• WHAT IS BEING ASKED
Copy word for word the lines in the records below, starting at the line with "What Apache ECharts" and ending at the line with "const titles = ['Oklahoma". Skip the pictures.

• ENTRIES SUPPLIED

[Begin]

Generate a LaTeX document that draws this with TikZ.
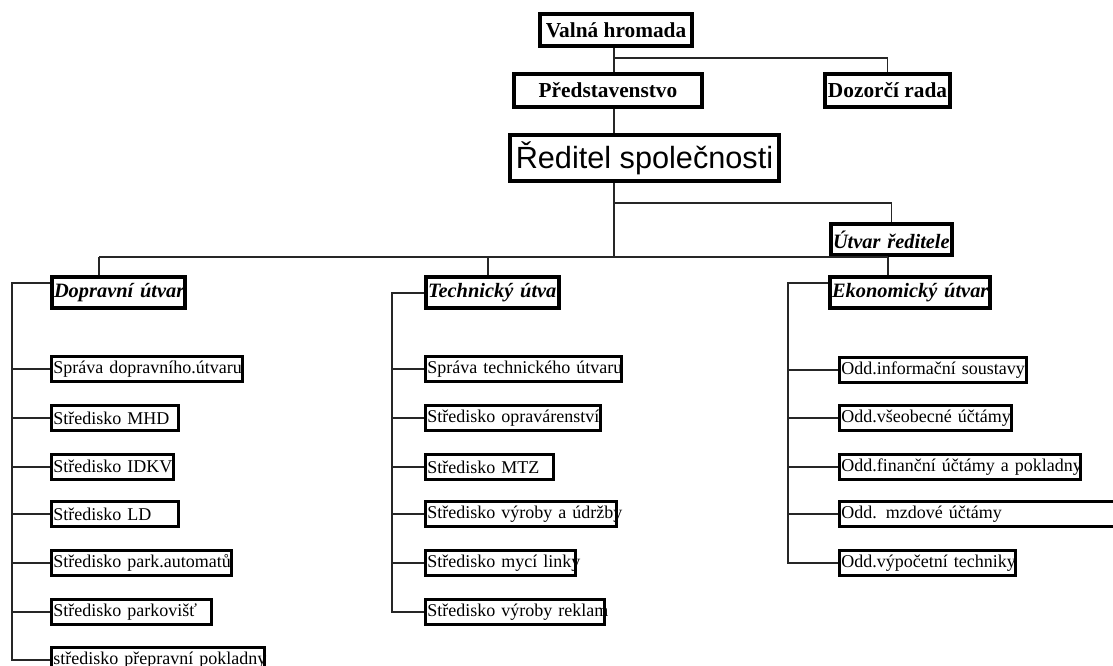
\documentclass[tikz,border=0pt]{standalone}
\usepackage{fontspec}
\setmainfont{Liberation Serif}
\newfontfamily\sansf{Liberation Sans}
\begin{document}
\begin{tikzpicture}[x=0.75pt,y=-0.75pt,
  conn/.style={draw=black!85, line width=1pt},
  hbox/.style={draw, fill=white, line width=3pt, anchor=north west, inner sep=0pt,
    font=\fontsize{16}{18}\selectfont\bfseries},
  hibox/.style={draw, fill=white, line width=3pt, anchor=north west, inner xsep=1.5pt, inner ysep=0pt,
    minimum height=23.25pt, align=left, text width=#1,
    font=\fontsize{15.3}{18}\selectfont\bfseries\itshape},
  cbox/.style={draw, fill=white, line width=2pt, anchor=north west, inner xsep=1.5pt, inner ysep=0pt,
    minimum height=18.75pt, align=left, text width=#1,
    font=\fontsize{13.5}{15}\selectfont}
]
\useasboundingbox[fill=white] (0,0) rectangle (1113,666);

% top levels
\node[hbox, minimum width=114pt, minimum height=24pt] (v) at (538,12) {Valná hromada};
\node[hbox, minimum width=141pt, minimum height=24.75pt] (p) at (512,72) {Představenstvo};
\node[hbox, minimum width=93.75pt, minimum height=24.75pt] (dz) at (823,72) {Dozorčí rada};
\node[draw, fill=white, line width=3pt, anchor=north west, inner sep=0pt,
  minimum width=201.75pt, minimum height=34.5pt, font=\sansf\fontsize{23}{26}\selectfont]
  (r) at (508,133) {Ředitel společnosti};
\node[hibox=87.75pt] (u) at (829,222) {\mbox{Útvar ředitele}};

% departments
\node[hibox=96.75pt] (dop) at (50,275) {\mbox{Dopravní útvar}};
\node[hibox=96.75pt] (tech) at (424,275) {\mbox{Technický útva}};
\node[hibox=117pt] (ek) at (828,275) {\mbox{Ekonomický útvar}};

% Dopravni children
\node[cbox=140.25pt] (d1) at (50,355) {\mbox{Správa dopravního.útvaru}};
\node[cbox=92.25pt]  (d2) at (50,404) {\mbox{Středisko MHD}};
\node[cbox=88.5pt]   (d3) at (50,453) {\mbox{Středisko IDKV}};
\node[cbox=92.25pt]  (d4) at (50,500) {\mbox{Středisko LD}};
\node[cbox=132pt]    (d5) at (50,549) {\mbox{Středisko park.automatů}};
\node[cbox=117pt]    (d6) at (50,598) {\mbox{Středisko parkovišť}};
\node[cbox=156.75pt] (d7) at (50,646) {\mbox{středisko přepravní pokladny}};

% Technicky children
\node[cbox=144pt]    (t1) at (424,355) {\mbox{Správa technického útvaru}};
\node[cbox=128.25pt] (t2) at (424,404) {\mbox{Středisko opravárenství}};
\node[cbox=93pt]     (t3) at (424,453) {\mbox{Středisko MTZ}};
\node[cbox=140.25pt] (t4) at (424,500) {\mbox{Středisko výroby a údržby}};
\node[cbox=109.5pt]  (t5) at (424,549) {\mbox{Středisko mycí linky}};
\node[cbox=131.25pt] (t6) at (424,598) {\mbox{Středisko výroby reklam}};

% Ekonomicky children
\node[cbox=137.25pt] (e1) at (838,356) {\mbox{Odd.informační soustavy}};
\node[cbox=126pt]    (e2) at (838,404) {\mbox{Odd.všeobecné účtámy}};
\node[cbox=177.75pt] (e3) at (838,453) {\mbox{Odd.finanční účtámy a pokladny}};
\node[cbox=222pt]    (e4) at (838,500) {\mbox{Odd. mzdové účtámy}};
\node[cbox=129pt]    (e5) at (838,549) {\mbox{Odd.výpočetní techniky}};

% connectors (top)
\coordinate (cx) at (614,0);
\coordinate (j1) at (614,58);
\coordinate (j2) at (614,203);
\coordinate (j3) at (614,258);
\draw[conn] (cx |- v.south) -- (cx |- p.north);
\draw[conn] (j1) -| (dz.north);
\draw[conn] (cx |- p.south) -- (cx |- r.north);
\draw[conn] (cx |- r.south) -- (j3);
\draw[conn] (j2) -| (u.north);

% bus to departments
\coordinate (bl) at (99,257);
\coordinate (bm) at (488,257);
\coordinate (br) at (888,257);
\draw[conn] (bl) -- (br);
\draw[conn] (bl) -- (bl |- dop.north);
\draw[conn] (bm) -- (bm |- tech.north);
\draw[conn] (br) -- (br |- ek.north);

% Dopravni bracket
\coordinate (dj) at (12,283);
\draw[conn] (dj -| dop.west) -- (dj) |- (d7.west);
\foreach \n in {d1,d2,d3,d4,d5,d6} \draw[conn] (dj |- \n.west) -- (\n.west);

% Technicky bracket
\coordinate (tj) at (392,293);
\draw[conn] (tj -| tech.west) -- (tj) |- (t6.west);
\foreach \n in {t1,t2,t3,t4,t5} \draw[conn] (tj |- \n.west) -- (\n.west);

% Ekonomicky bracket
\coordinate (ej) at (788,283);
\draw[conn] (ej -| ek.west) -- (ej) |- (e5.west);
\foreach \n in {e1,e2,e3,e4} \draw[conn] (ej |- \n.west) -- (\n.west);
\end{tikzpicture}
\end{document}
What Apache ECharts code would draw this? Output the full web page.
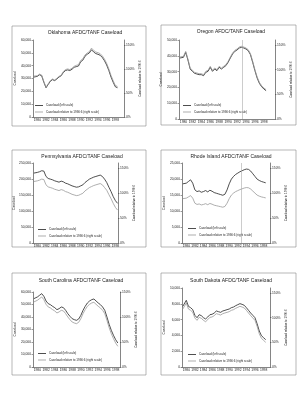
<!DOCTYPE html>
<html><head><meta charset="utf-8">
<script src="https://cdn.jsdelivr.net/npm/echarts@6/dist/echarts.min.js"></script>
<style>html,body{margin:0;padding:0;background:#fff}#c{width:305px;height:400px}</style>
</head><body><div id="c"></div>
<script>
// ---- data ----
const years = [1979.2,1980,1980.5,1981,1981.5,1982,1982.5,1983,1983.5,1984,1984.5,1985,1985.5,1986,1986.5,1987,1987.5,1988,1988.5,1989,1989.5,1990,1990.5,1991,1991.5,1992,1992.5,1993,1993.5,1994,1994.5,1995,1995.5,1996,1996.5,1997,1997.5,1998,1998.5];
const tickYears = [1980,1982,1984,1986,1988,1990,1992,1994,1996,1998];
const seriesNames = ['Caseload (left scale)','Caseload relative to 1990:6 (right scale)'];
const titles = ['Oklahoma AFDC/TANF Caseload','Oregon AFDC/TANF Caseload','Pennsylvania AFDC/TANF Caseload','Rhode Island AFDC/TANF Caseload','South Carolina AFDC/TANF Caseload','South Dakota AFDC/TANF Caseload'];

const okCaseload = [31100,31650,32900,32150,27100,22800,25300,27850,29100,28350,29600,31150,32150,34700,36200,36700,36200,37200,38750,39250,39750,43050,44300,47350,48850,49900,52400,50650,49400,48850,48100,46350,43800,40500,36200,31150,27100,23550,22800];
const okRelative = [85.0,85.7,89.1,87.1,73.6,62.1,68.9,75.6,79.0,77.0,80.3,84.4,87.1,94.5,98.6,99.9,98.6,101.3,105.3,107.3,108.7,117.5,120.8,128.9,133.0,135.7,143.1,138.4,135.0,133.7,131.6,126.9,120.2,111.4,99.9,86.4,75.6,65.5,63.5];

const orCaseload = [38600,39040,42200,37350,31650,30170,28910,28490,28060,28060,27430,29540,30170,32710,30170,31650,30600,32710,31650,32710,33760,35870,38610,41150,42830,43680,44940,45370,44940,44310,43260,40720,35870,30600,25950,22580,20470,18990,17940];
const orRelative = [125.6,126.9,137.0,121.5,103.3,98.6,94.5,93.2,91.8,91.8,89.8,96.5,98.6,106.7,98.6,103.3,99.9,106.7,103.3,106.7,110.0,116.8,125.6,133.7,139.1,141.8,145.8,147.2,145.8,143.8,140.4,132.3,116.8,99.9,85.1,74.3,67.5,62.8,59.4];

const paCaseload = [218500,220600,222700,225800,224800,208000,201700,199600,197500,194300,192200,190100,193300,191200,187000,184900,181700,178600,176500,174400,175400,178600,181700,189100,194300,199600,202700,205900,208000,210100,212200,208000,199600,189100,174400,160700,145000,132400,123900];
const paRelative = [123.0,124.3,125.7,127.7,127.0,116.3,112.2,110.9,109.5,107.5,106.2,104.8,106.8,105.5,102.8,101.5,99.5,97.4,96.1,94.8,95.4,97.4,99.5,104.2,107.5,110.9,112.9,114.9,116.3,117.6,118.9,116.3,110.9,105.5,96.8,88.7,79.3,71.2,65.9];

const riCaseload = [18490,18700,19220,19750,18700,16600,16070,16280,15860,16070,16390,15970,16490,16180,15760,15550,15340,15130,14920,15230,16600,18490,19960,20800,21430,21850,22270,22580,22900,23110,23000,22480,21640,20800,19960,19540,19220,19010,18800];
const riRelative = [88.7,89.7,92.2,94.8,89.7,79.6,77.1,78.1,76.1,77.1,78.6,76.6,79.1,77.6,75.6,74.6,73.6,72.6,71.6,73.1,79.6,88.7,95.8,99.8,102.8,104.8,106.8,108.4,109.9,110.9,110.4,107.9,103.8,99.8,95.8,93.7,92.2,91.2,90.2];

const scCaseload = [54670,56010,57340,58670,56540,52810,50670,49870,48540,47470,45870,46670,48010,47470,45340,42670,40540,38670,37870,37340,38400,41340,45340,48540,51210,52810,53870,54410,52810,51210,49870,48010,45340,40010,34140,29340,25340,21870,19200];
const scRelative = [130.1,133.4,136.7,140.1,134.7,125.4,120.1,118.1,114.7,112.1,108.1,110.1,113.4,112.1,106.7,100.1,94.7,90.0,88.0,86.7,89.4,96.7,106.7,114.7,121.4,125.4,128.1,129.4,125.4,121.4,118.1,113.4,106.7,93.4,78.7,66.7,56.7,48.0,41.4];

const sdCaseload = [7680,8440,7680,7510,7260,6540,6240,6620,6500,6240,6080,6330,6620,6670,6830,7090,7000,6920,7090,7170,7260,7340,7510,7590,7760,7890,8020,7930,7810,7510,7170,6830,6540,6240,5480,4560,3970,3710,3460];
const sdRelative = [117.5,129.6,117.5,114.8,110.7,99.2,94.5,100.6,98.6,94.5,91.8,95.9,100.6,101.3,104.0,108.0,106.7,105.3,108.0,109.4,110.7,112.1,114.8,116.1,118.8,120.8,122.9,121.5,119.5,114.8,109.4,104.0,99.2,94.5,82.4,67.5,58.1,54.0,50.0];

const caseloads = [okCaseload, orCaseload, paCaseload, riCaseload, scCaseload, sdCaseload];
const relatives = [okRelative, orRelative, paRelative, riRelative, scRelative, sdRelative];
const leftMax = [60000, 50000, 250000, 25000, 60000, 10000];
const leftStep = [10000, 10000, 50000, 5000, 10000, 2000];
const rightMax = [160, 160, 160, 160, 150, 160];
const xMax = [2000, 2000.5, 1998.6, 1999.5, 1999, 1999.5];
const refLine = [null, 1993.1, null, 1992.8, null, null];

// ---- layout ----
const FONT = 'Liberation Sans, Arial, sans-serif';
const layout = [
  {grid:{left:33,top:40,width:91,height:77}, box:[12,26,134,100], title:[85,32.5], legend:[35,104], ln:13, rn:14},
  {grid:{left:179,top:40,width:96,height:79}, box:[161,25,135,100], title:[231,31.7], legend:[183,104], ln:12, rn:13},
  {grid:{left:33,top:163,width:85,height:80}, box:[12,150,134,97], title:[82,156.7], legend:[38,228], ln:13, rn:13.5},
  {grid:{left:182,top:163,width:88,height:80}, box:[161,150,135,97], title:[231,156.7], legend:[188,227], ln:14.5, rn:12},
  {grid:{left:33,top:292,width:87,height:75}, box:[12,273,134,102], title:[81,281], legend:[38,352], ln:13, rn:11},
  {grid:{left:182,top:288,width:88,height:79}, box:[161,273,135,102], title:[231,281], legend:[188,353], ln:14.5, rn:12}
];

const fmt = v => v.toLocaleString('en-US');
const grids=[], xAxes=[], yAxes=[], series=[], legends=[], graphics=[];
const axisLine = {show:true, lineStyle:{color:'#333', width:0.6}};
const labelStyle = {fontSize:3.3, color:'#222', fontFamily:FONT};

layout.forEach((L, i) => {
  grids.push(Object.assign({containLabel:false}, L.grid));
  xAxes.push({
    gridIndex:i, type:'value', min:1979, max:xMax[i], interval:1,
    axisLine:axisLine, splitLine:{show:false},
    axisTick:{show:false},
    axisLabel:Object.assign({margin:2, hideOverlap:false,
      formatter: v => tickYears.indexOf(v) >= 0 ? String(v) : ''}, labelStyle)
  });
  yAxes.push({
    gridIndex:i, type:'value', position:'left', min:0, max:leftMax[i], interval:leftStep[i],
    axisLine:axisLine, splitLine:{show:false},
    axisTick:{show:true, length:1.5, lineStyle:{color:'#333', width:0.5}},
    axisLabel:Object.assign({margin:2, formatter:fmt}, labelStyle),
    name:'Caseload', nameLocation:'middle', nameGap:L.ln,
    nameTextStyle:{fontSize:3.3, color:'#222', fontFamily:FONT}
  });
  yAxes.push({
    gridIndex:i, type:'value', position:'right', min:0, max:rightMax[i], interval:50,
    axisLine:axisLine, splitLine:{show:false},
    axisTick:{show:true, length:1.5, lineStyle:{color:'#333', width:0.5}},
    axisLabel:Object.assign({margin:2, formatter:'{value}%', showMaxLabel: rightMax[i] % 50 === 0}, labelStyle),
    name:'Caseload relative to 1990:6', nameLocation:'middle', nameGap:L.rn,
    nameTextStyle:{fontSize:3, color:'#222', fontFamily:FONT}
  });
  const black = {
    name:seriesNames[0], type:'line', xAxisIndex:i, yAxisIndex:2*i,
    data: years.map((y,k)=>[y, caseloads[i][k]]),
    symbol:'none', smooth:false, silent:true, animation:false,
    lineStyle:{color:'#222', width:0.8}, itemStyle:{color:'#222'}
  };
  if (refLine[i] !== null) {
    black.markLine = {symbol:'none', silent:true, animation:false, label:{show:false},
      lineStyle:{color:'#aaa', width:0.6, type:'solid'}, data:[{xAxis:refLine[i]}]};
  }
  series.push(black);
  series.push({
    name:seriesNames[1], type:'line', xAxisIndex:i, yAxisIndex:2*i+1,
    data: years.map((y,k)=>[y, relatives[i][k]]),
    symbol:'none', smooth:false, silent:true, animation:false,
    lineStyle:{color:'#999', width:0.8}, itemStyle:{color:'#999'}
  });
  legends.push({
    data:seriesNames, left:L.legend[0], top:L.legend[1], orient:'vertical',
    icon:'rect', itemWidth:8, itemHeight:0.8, itemGap:3.5, padding:0, selectedMode:false,
    textStyle:{fontSize:3, color:'#222', fontFamily:FONT, padding:[0,0,0,-2]}
  });
  graphics.push({type:'rect', silent:true,
    shape:{x:L.box[0], y:L.box[1], width:L.box[2], height:L.box[3]},
    style:{fill:'none', stroke:'#888', lineWidth:0.6}});
  graphics.push({type:'text', silent:true, x:L.title[0], y:L.title[1],
    style:{text:titles[i], fontSize:5, fontFamily:FONT, fill:'#222',
      align:'center', verticalAlign:'middle', textAlign:'center', textVerticalAlign:'middle'}});
});

const chart = echarts.init(document.getElementById('c'), null, {renderer:'canvas'});
chart.setOption({
  backgroundColor:'#fff', animation:false,
  grid:grids, xAxis:xAxes, yAxis:yAxes, series:series, legend:legends, graphic:graphics
});
</script></body></html>
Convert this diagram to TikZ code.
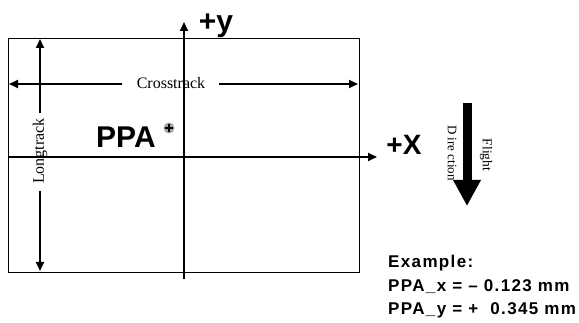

[End]

• IN RESPONSE
What Apache ECharts code would draw this? Output the full web page.
<!DOCTYPE html>
<html><head><meta charset="utf-8">
<script src="https://cdn.jsdelivr.net/npm/echarts@6/dist/echarts.min.js"></script>
<style>html,body{margin:0;padding:0;background:#fff}#c{width:305px;height:400px}</style>
</head><body><div id="c"></div>
<script>
// ---- data ----
const years = [1979.2,1980,1980.5,1981,1981.5,1982,1982.5,1983,1983.5,1984,1984.5,1985,1985.5,1986,1986.5,1987,1987.5,1988,1988.5,1989,1989.5,1990,1990.5,1991,1991.5,1992,1992.5,1993,1993.5,1994,1994.5,1995,1995.5,1996,1996.5,1997,1997.5,1998,1998.5];
const tickYears = [1980,1982,1984,1986,1988,1990,1992,1994,1996,1998];
const seriesNames = ['Caseload (left scale)','Caseload relative to 1990:6 (right scale)'];
const titles = ['Oklahoma AFDC/TANF Caseload','Oregon AFDC/TANF Caseload','Pennsylvania AFDC/TANF Caseload','Rhode Island AFDC/TANF Caseload','South Carolina AFDC/TANF Caseload','South Dakota AFDC/TANF Caseload'];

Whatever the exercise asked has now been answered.